- **Collected data**:
start
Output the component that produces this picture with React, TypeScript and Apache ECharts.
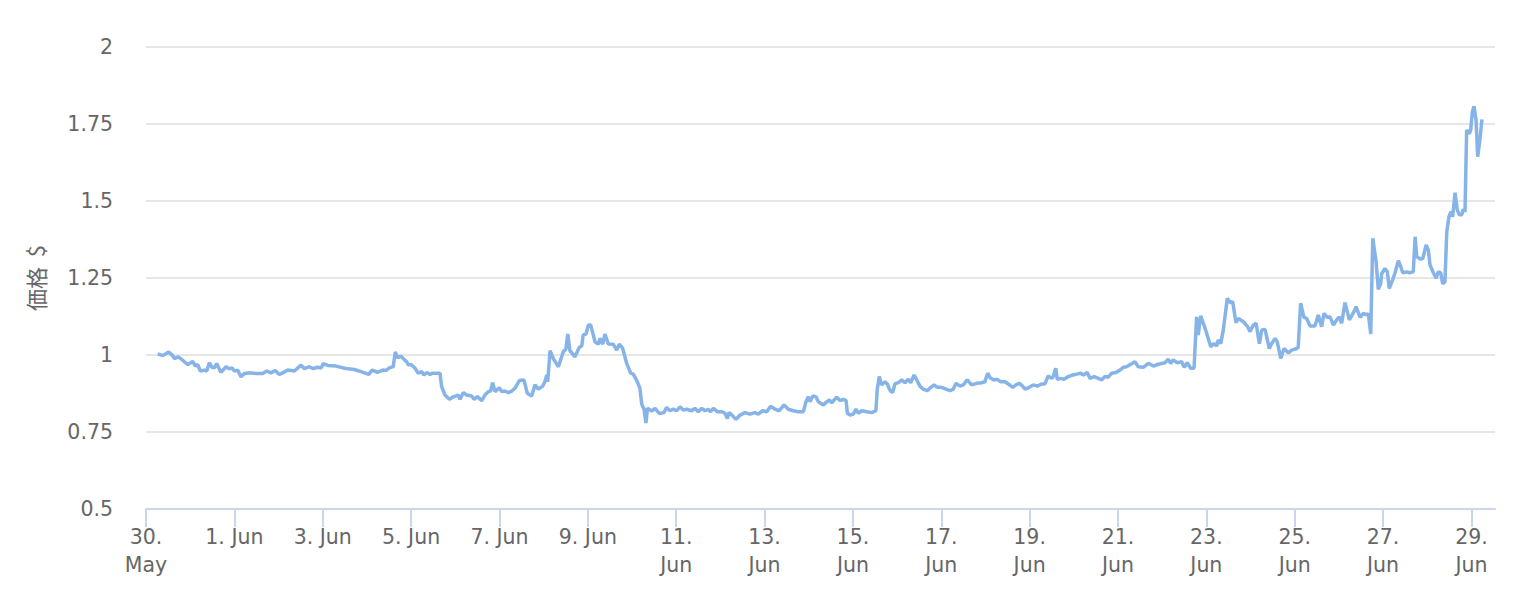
import React, { useEffect, useRef } from "react";
import * as echarts from "echarts";

// hours since 30 May 00:00
const hours: number[] = [
  6.4, 9.1, 12.3, 14.5, 15.4, 17.5, 19.9, 22.7, 25.4, 26.8, 28.1, 29.5, 31.7, 33.0, 34.4, 35.9, 37.1, 38.4, 40.7, 43.5,
  45.2, 46.7, 48.0, 49.8, 51.6, 53.4, 56.1, 59.8, 63.4, 65.6, 67.9, 70.2, 72.4, 74.3, 77.0, 80.6, 84.2, 86.0, 88.7, 90.6,
  93.3, 95.1, 96.3, 98.7, 103.2, 108.6, 113.2, 116.8, 121.0, 122.8, 125.9, 128.6, 130.4, 132.2, 134.3, 135.4, 136.7, 138.5, 140.3,
  141.6, 142.5, 144.3, 146.1, 147.9, 149.8, 151.0, 152.5, 154.3, 155.7, 157.9, 159.7, 160.6, 162.4, 164.8, 166.6, 168.4, 169.6,
  170.6, 172.4, 174.2, 176.9, 178.2, 180.0, 182.4, 184.1, 185.9, 187.2, 188.3, 189.6, 191.9, 193.2, 195.0, 196.8, 198.7, 200.4,
  202.8, 205.3, 207.1, 209.5, 211.3, 213.1, 215.5, 216.7, 217.7, 218.2, 219.5, 221.2, 224.0, 226.7, 228.1, 229.1, 230.3, 233.0,
  235.4, 236.7, 237.5, 239.0, 240.3, 241.6, 243.9, 245.7, 246.6, 248.1, 249.3, 251.1, 253.8, 255.7, 257.1, 258.9, 261.1, 263.3,
  264.7, 266.9, 268.3, 269.3, 270.5, 271.6, 272.4, 274.7, 276.5, 278.8,
  281.4, 282.8, 284.6, 286.4, 288.3, 290.1, 291.9, 293.7, 296.4, 298.2, 300.0, 301.9, 303.7, 305.4, 306.7, 308.2, 310.3, 312.7,
  314.5, 315.8, 316.8, 318.2, 320.5, 322.7, 325.4, 328.1, 330.8, 332.6, 335.0, 337.2, 339.3, 341.7, 344.0, 346.6, 348.9, 351.6,
  354.3, 357.1, 358.5, 359.8, 360.7, 362.2, 364.0, 365.2, 367.9, 369.8, 371.2, 372.5, 375.2, 377.0, 378.8, 380.3, 381.0, 382.5,
  384.2, 385.7, 386.9, 388.8, 391.5, 394.2, 396.5, 397.2, 398.3, 399.6, 401.4, 402.7,
  404.1, 405.6, 406.8, 408.7, 410.5, 412.3, 414.1, 415.4, 417.2, 418.7, 420.4, 422.2, 424.4, 426.3, 428.1, 429.8, 432.2, 434.6,
  436.7, 438.5, 440.0, 442.2, 444.0, 446.1, 448.5, 451.2, 453.9, 455.7, 457.2, 458.5, 460.6, 462.4, 464.3, 466.6, 468.4, 470.8,
  472.6, 474.4, 476.2, 477.5, 479.8, 482.0, 484.2, 486.5, 488.3, 490.1, 492.0, 492.8, 494.2, 495.0, 496.9, 498.7, 501.0, 503.4,
  505.6, 507.7, 509.2, 511.3, 512.8, 515.0, 517.3, 519.1, 520.9, 522.7, 524.6, 526.9, 529.1, 530.9, 532.7, 534.9, 537.2, 539.0,
  541.7, 544.5, 547.2, 549.9,
  553.5, 555.3, 556.6, 558.0, 560.2, 562.6, 564.0, 565.6, 567.5, 569.3, 570.7, 571.6, 572.9, 575.3, 578.4, 580.1, 581.6, 582.5,
  583.8, 585.2, 587.4, 588.9, 590.3, 592.1, 593.4, 596.1, 598.2, 599.7, 601.5, 603.0, 604.8, 606.1, 607.9, 610.2, 611.5, 613.3,
  614.5, 616.4, 618.2, 620.5, 622.4, 625.1, 625.9, 627.2, 629.0, 630.5, 632.3, 635.0, 636.8, 638.6, 639.9, 641.7, 643.2, 645.0,
  646.8, 648.2, 649.5, 651.3, 653.7, 656.2, 657.3, 659.5, 661.3, 663.1, 664.0, 665.3, 666.4, 668.2, 669.4, 670.7, 671.2, 673.0,
  674.3, 675.4, 677.2, 678.5, 680.3, 681.6, 682.7, 684.9, 686.3, 688.4, 689.4, 690.3, 692.5, 693.6, 695.4, 696.6, 697.5, 699.3,
  700.8, 702.0, 703.3, 704.4, 705.6, 706.6, 707.8, 708.9, 709.8, 711.1, 712.3, 713.4, 714.7, 715.6, 716.5, 717.4, 718.8, 719.6,
  720.5, 721.4, 722.5, 723.4, 724.6, 725.7,
];

const prices: number[] = [
  1.004, 0.998, 1.01, 0.998, 0.988, 0.994, 0.983, 0.969, 0.979, 0.964, 0.969, 0.948, 0.951, 0.948, 0.975, 0.96, 0.958, 0.972, 0.944, 0.962,
  0.955, 0.958, 0.948, 0.951, 0.929, 0.94, 0.942, 0.94, 0.94, 0.948, 0.942, 0.95, 0.937, 0.942, 0.951, 0.948, 0.967, 0.956, 0.962, 0.956,
  0.96, 0.958, 0.972, 0.966, 0.964, 0.956, 0.953, 0.946, 0.937, 0.951, 0.944, 0.951, 0.95, 0.958, 0.962, 1.01, 0.991, 0.996, 0.985,
  0.978, 0.968, 0.968, 0.957, 0.941, 0.946, 0.935, 0.943, 0.937, 0.941, 0.941, 0.941, 0.897, 0.87, 0.856, 0.863, 0.867, 0.87,
  0.856, 0.878, 0.87, 0.867, 0.856, 0.865, 0.852, 0.87, 0.881, 0.883, 0.91, 0.881, 0.894, 0.881, 0.883, 0.878, 0.883, 0.892,
  0.917, 0.919, 0.876, 0.867, 0.903, 0.889, 0.899, 0.913, 0.935, 0.913, 1.014, 0.989, 0.962, 1.011, 1.019, 1.068, 1.014, 0.994,
  1.025, 1.029, 1.065, 1.068, 1.097, 1.097, 1.043, 1.035, 1.054, 1.035, 1.068, 1.036, 1.035, 1.016, 1.035, 1.022, 0.973, 0.941,
  0.938, 0.913, 0.892, 0.84, 0.825, 0.779, 0.827, 0.818, 0.827, 0.81,
  0.813, 0.83, 0.819, 0.824, 0.819, 0.832, 0.821, 0.824, 0.819, 0.827, 0.816, 0.827, 0.819, 0.824, 0.816, 0.827, 0.816, 0.816,
  0.811, 0.794, 0.813, 0.805, 0.791, 0.805, 0.813, 0.808, 0.813, 0.808, 0.819, 0.816, 0.834, 0.824, 0.819, 0.838, 0.824, 0.819,
  0.816, 0.816, 0.848, 0.864, 0.848, 0.867, 0.864, 0.848, 0.838, 0.848, 0.854, 0.845, 0.863, 0.852, 0.856, 0.852, 0.811, 0.805,
  0.808, 0.824, 0.811, 0.819, 0.816, 0.813, 0.819, 0.886, 0.93, 0.903, 0.913, 0.906,
  0.886, 0.878, 0.906, 0.91, 0.919, 0.91, 0.921, 0.91, 0.935, 0.919, 0.899, 0.889, 0.884, 0.895, 0.903, 0.895, 0.895, 0.889,
  0.884, 0.889, 0.908, 0.899, 0.903, 0.919, 0.903, 0.908, 0.91, 0.913, 0.941, 0.926, 0.919, 0.921, 0.913, 0.913, 0.906, 0.895,
  0.903, 0.908, 0.899, 0.889, 0.895, 0.903, 0.899, 0.906, 0.906, 0.932, 0.924, 0.93, 0.957, 0.921, 0.924, 0.921, 0.93, 0.935,
  0.938, 0.941, 0.935, 0.943, 0.924, 0.93, 0.924, 0.919, 0.93, 0.928, 0.941, 0.943, 0.951, 0.96, 0.962, 0.97, 0.978, 0.962,
  0.96, 0.973, 0.964, 0.97,
  0.975, 0.986, 0.973, 0.984, 0.975, 0.978, 0.96, 0.975, 0.957, 0.957, 1.124, 1.065, 1.127, 1.087, 1.027, 1.037, 1.029, 1.049,
  1.037, 1.081, 1.184, 1.17, 1.173, 1.105, 1.119, 1.108, 1.094, 1.076, 1.097, 1.103, 1.037, 1.081, 1.083, 1.021, 1.037, 1.054,
  1.043, 0.989, 1.021, 1.007, 1.016, 1.021, 1.025, 1.168, 1.122, 1.119, 1.094, 1.094, 1.13, 1.092, 1.135, 1.122, 1.124, 1.097,
  1.114, 1.124, 1.103, 1.17, 1.114, 1.141, 1.157, 1.122, 1.135, 1.13, 1.135, 1.068, 1.379, 1.303, 1.213, 1.232, 1.263, 1.281,
  1.27, 1.216, 1.244, 1.267, 1.306, 1.287, 1.267, 1.27, 1.267, 1.27, 1.384, 1.319, 1.311, 1.314, 1.357, 1.341, 1.292, 1.267,
  1.249, 1.27, 1.267, 1.231, 1.238, 1.4, 1.449, 1.465, 1.449, 1.527, 1.471, 1.455, 1.455, 1.473, 1.465, 1.731, 1.718, 1.731,
  1.79, 1.808, 1.763, 1.644, 1.698, 1.765,
];

const xTickHours: number[] = [0, 48, 96, 144, 192, 240, 288, 336, 384, 432, 480, 528, 576, 624, 672, 720];
const xTickLabels: string[] = [
  "30.\nMay", "1. Jun", "3. Jun", "5. Jun", "7. Jun", "9. Jun", "11.\nJun", "13.\nJun",
  "15.\nJun", "17.\nJun", "19.\nJun", "21.\nJun", "23.\nJun", "25.\nJun", "27.\nJun", "29.\nJun",
];
const yTicks: number[] = [0.5, 0.75, 1, 1.25, 1.5, 1.75, 2];

const FONT = "'Lucida Grande', 'DejaVu Sans', sans-serif";

export default function App() {
  const ref = useRef<HTMLDivElement>(null);
  useEffect(() => {
    if (!ref.current) return;
    const chart = echarts.init(ref.current, null, { renderer: "svg" });
    const data = hours.map((h, i) => [h, prices[i]]);
    chart.setOption({
      animation: false,
      backgroundColor: "#ffffff",
      grid: { left: 146, right: 24, top: 47, bottom: 89, containLabel: false },
      xAxis: {
        type: "value",
        min: 0,
        max: 732.8,
        interval: 48,
        splitLine: { show: false },
        axisLine: { show: true, lineStyle: { color: "#ccd6eb", width: 2 } },
        axisTick: { show: true, length: 18, customValues: xTickHours, lineStyle: { color: "#ccd6eb", width: 2 } },
        axisLabel: {
          customValues: xTickHours,
          margin: 14,
          color: "#666666",
          fontSize: 20.5,
          fontFamily: FONT,
          lineHeight: 28,
          align: "center",
          formatter: (v: number) => {
            const idx = xTickHours.indexOf(Math.round(v));
            return idx >= 0 ? xTickLabels[idx] : "";
          },
        },
      },
      yAxis: {
        type: "value",
        min: yTicks[0],
        max: yTicks[yTicks.length - 1],
        interval: 0.25,
        name: "価格  $",
        nameLocation: "middle",
        nameGap: 100,
        nameRotate: 90,
        nameTextStyle: { color: "#666666", fontSize: 22, fontFamily: "'Noto Sans CJK JP', 'DejaVu Sans', sans-serif" },
        axisLine: { show: false },
        axisTick: { show: false },
        splitLine: { show: true, lineStyle: { color: "#e6e6e6", width: 2 } },
        axisLabel: { color: "#666666", fontSize: 20.5, fontFamily: FONT, margin: 33 },
      },
      series: [
        {
          type: "line",
          data,
          showSymbol: false,
          symbol: "none",
          lineStyle: { color: "#86b3e8", width: 3.5 },
          itemStyle: { color: "#86b3e8" },
          z: 3,
        },
      ],
    });
    return () => chart.dispose();
  }, []);
  return (
    <div
      ref={ref}
      style={{ position: "fixed", left: 0, top: 0, width: 1519, height: 598, background: "#fff" }}
    />
  );
}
end
- **The task**:
From the first line of the material down to the line containing "import * as", inclusive, return each line exactly, skipping any picture.

- **Result of the task**:
Output the component that produces this picture with React, TypeScript and Apache ECharts.
import React, { useEffect, useRef } from "react";
import * as echarts from "echarts";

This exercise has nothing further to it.